» WRITTEN INSTRUCTION:
Every line below that mentions the word "with" should be copied out.
• • • • • • •
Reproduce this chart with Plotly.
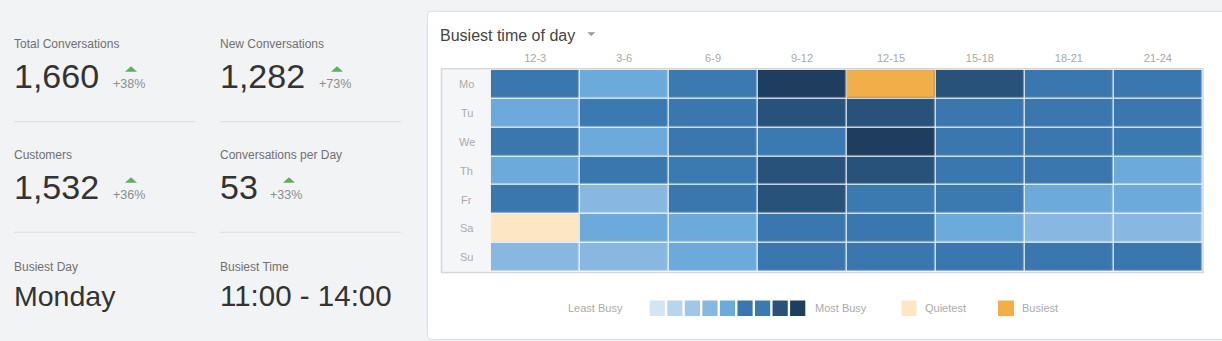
import numpy as np
import plotly.graph_objects as go

# ---------------- data ----------------
hours = ["12-3", "3-6", "6-9", "9-12", "12-15", "15-18", "18-21", "21-24"]
days = ["Mo", "Tu", "We", "Th", "Fr", "Sa", "Su"]
counts = [
    [34, 27, 37, 52, 63, 45, 35, 33],
    [26, 36, 34, 46, 44, 33, 35, 34],
    [35, 28, 33, 38, 53, 34, 32, 36],
    [27, 35, 37, 45, 47, 33, 34, 26],
    [32, 22, 34, 44, 38, 36, 28, 27],
    [9, 25, 26, 34, 35, 27, 21, 22],
    [21, 20, 28, 35, 33, 32, 35, 33],
]
stat_labels = ["Total Conversations", "New Conversations", "Customers", "Conversations per Day"]
stat_values = ["1,660", "1,282", "1,532", "53"]
stat_changes = ["+38%", "+73%", "+36%", "+33%"]
busiest_labels = ["Busiest Day", "Busiest Time"]
busiest_values = ["Monday", "11:00 - 14:00"]
legend_labels = ["Least Busy", "Most Busy", "Quietest", "Busiest"]

# ---------------- styles ----------------
W, H = 1222, 341
FONT = "Helvetica Neue, Helvetica, Arial, Liberation Sans, sans-serif"
level_colors = ["#d3e4f4", "#b9d5ed", "#a0c6e8", "#88b8e1", "#6daadc",
                "#3a77ae", "#3b7ab1", "#285279", "#1f3d5f"]
quiet_color = "#fce6c3"
busy_color = "#f2ae48"
ZMAX = 54
TXT_DX = -2.2  # compensate annotation padding

def X(px):
    return px / W

def Y(py):
    return 1 - py / H

# stepped colour scale
n = len(level_colors)
cscale = []
for i, c in enumerate(level_colors):
    cscale.append([i / n, c])
    cscale.append([(i + 1) / n, c])

z = np.array(counts, dtype=float)
extreme = np.full(z.shape, None, dtype=object)
imin = np.unravel_index(np.argmin(z), z.shape)
imax = np.unravel_index(np.argmax(z), z.shape)
extreme[imin] = 0
extreme[imax] = 1

fig = go.Figure()
fig.add_trace(go.Heatmap(
    z=counts, x=hours, y=days, colorscale=cscale, zmin=0, zmax=ZMAX,
    showscale=False, xgap=1.2, ygap=1.2, hoverinfo="skip"))
fig.add_trace(go.Heatmap(
    z=extreme.tolist(), x=hours, y=days,
    colorscale=[[0, quiet_color], [1, busy_color]], zmin=0, zmax=1,
    showscale=False, xgap=1.2, ygap=1.2, hoverinfo="skip"))

grid_l, grid_r, grid_t, grid_b = 490.7, 1202.3, 69.7, 271.7

fig.update_layout(
    width=W, height=H,
    margin=dict(l=0, r=0, t=0, b=0, pad=0, autoexpand=False),
    paper_bgcolor="#f2f3f5",
    plot_bgcolor="#ffffff",
    font=dict(family=FONT),
    showlegend=False,
    xaxis=dict(type="category", domain=[X(grid_l), X(grid_r)], side="top", showgrid=False,
               zeroline=False, showline=False, ticks="", ticklabelstandoff=5,
               tickfont=dict(size=11, color="#a8a8a8", family=FONT),
               fixedrange=True),
    yaxis=dict(type="category", domain=[Y(grid_b), Y(grid_t)], autorange="reversed",
               showgrid=False, zeroline=False, showline=False,
               showticklabels=False, ticks="", fixedrange=True),
)

shapes = []
# white card with rounded left corners
r = 5
cl, ct, cb, cr = 427.3, 11.3, 339.5, 1230
path = (f"M {X(cr)},{Y(ct)} L {X(cl + r)},{Y(ct)} Q {X(cl)},{Y(ct)} {X(cl)},{Y(ct + r)} "
        f"L {X(cl)},{Y(cb - r)} Q {X(cl)},{Y(cb)} {X(cl + r)},{Y(cb)} L {X(cr)},{Y(cb)} Z")
shapes.append(dict(type="path", xref="paper", yref="paper", path=path,
                   fillcolor="#ffffff", line=dict(color="#dcdde1", width=1), layer="below"))
# row label column background
shapes.append(dict(type="rect", xref="paper", yref="paper",
                   x0=X(441.5), x1=X(grid_l), y0=Y(grid_b), y1=Y(grid_t),
                   fillcolor="#f5f6f8", line=dict(width=0), layer="below"))
# grid border
shapes.append(dict(type="rect", xref="paper", yref="paper",
                   x0=X(441.5), x1=X(1203), y0=Y(272.5), y1=Y(68.8),
                   fillcolor="rgba(0,0,0,0)", line=dict(color="#d6d6d6", width=1.5),
                   layer="above"))
# caret next to title
shapes.append(dict(type="path", xref="paper", yref="paper",
                   path=f"M {X(587.3)},{Y(32.3)} L {X(595.3)},{Y(32.3)} L {X(591.3)},{Y(36)} Z",
                   fillcolor="#9a9a9a", line=dict(width=0)))

annotations = []
def text(x, y, s, size, color, xanchor="left"):
    annotations.append(dict(x=X(x + TXT_DX), y=Y(y), xref="paper", yref="paper", text=s,
                            showarrow=False, xanchor=xanchor, yanchor="middle",
                            font=dict(size=size, color=color, family=FONT)))

# title
text(440.5, 35, "Busiest time of day", 16, "#444444")

# day labels (positioned on the heatmap's y axis)
for d in days:
    annotations.append(dict(x=X(466.5), y=d, xref="paper", yref="y", text=d,
                            showarrow=False, xanchor="center", yanchor="middle",
                            font=dict(size=11, color="#aaaaaa", family=FONT)))

# left statistic panel
col_x = [14, 220]
row_dy = 111
tri_x = [125, 331, 125, 283]
pct_x = [113, 319, 113, 270]
for i, (lab, val, chg) in enumerate(zip(stat_labels, stat_values, stat_changes)):
    cx = col_x[i % 2]
    dy = row_dy * (i // 2)
    text(cx, 44 + dy, lab, 12, "#707070")
    text(cx, 76 + dy, val, 34, "#333333")
    text(pct_x[i], 83.5 + dy, chg, 12.5, "#8c8c8c")
    tx = tri_x[i]
    shapes.append(dict(type="path", xref="paper", yref="paper",
                       path=f"M {X(tx)},{Y(71.8 + dy)} L {X(tx + 12)},{Y(71.8 + dy)} L {X(tx + 6)},{Y(66.3 + dy)} Z",
                       fillcolor="#5fae5f", line=dict(width=0)))
busiest_sizes = [28.5, 29.5]
for j, (lab, val) in enumerate(zip(busiest_labels, busiest_values)):
    cx = col_x[j]
    text(cx, 266.5, lab, 12, "#707070")
    text(cx, 296 - j, val, busiest_sizes[j], "#333333")

# separators
for sy in [121.7, 232.3]:
    for (x0, x1) in [(14, 195), (220, 401)]:
        shapes.append(dict(type="line", xref="paper", yref="paper",
                           x0=X(x0), x1=X(x1), y0=Y(sy), y1=Y(sy),
                           line=dict(color="#dcdde0", width=1)))

# legend
ly0, ly1, lyc = 300.5, 316, 308.2
text(568.5, lyc, legend_labels[0], 11, "#aaaaaa")
sq_w, pitch, sx0 = 15.2, 17.55, 649.7
for k, c in enumerate(level_colors):
    x0 = sx0 + k * pitch
    shapes.append(dict(type="rect", xref="paper", yref="paper",
                       x0=X(x0), x1=X(x0 + sq_w), y0=Y(ly1), y1=Y(ly0),
                       fillcolor=c, line=dict(width=0)))
text(815.5, lyc, legend_labels[1], 11, "#aaaaaa")
shapes.append(dict(type="rect", xref="paper", yref="paper",
                   x0=X(901.5), x1=X(916.5), y0=Y(ly1), y1=Y(ly0),
                   fillcolor=quiet_color, line=dict(width=0)))
text(925, lyc, legend_labels[2], 11, "#aaaaaa")
shapes.append(dict(type="rect", xref="paper", yref="paper",
                   x0=X(998), x1=X(1014), y0=Y(ly1), y1=Y(ly0),
                   fillcolor=busy_color, line=dict(width=0)))
text(1022.5, lyc, legend_labels[3], 11, "#aaaaaa")

fig.update_layout(shapes=shapes, annotations=annotations)
fig.write_html("out.html", config={"displayModeBar": False})
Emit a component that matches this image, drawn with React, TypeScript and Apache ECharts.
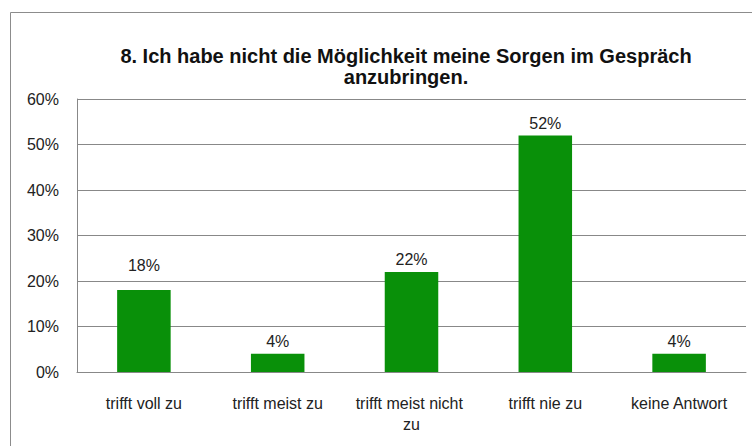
• • • • • • •
» THE ANSWER:
Reproduce this chart with Plotly.
# white card with rounded left corners
Emit a component that matches this image, drawn with React, TypeScript and Apache ECharts.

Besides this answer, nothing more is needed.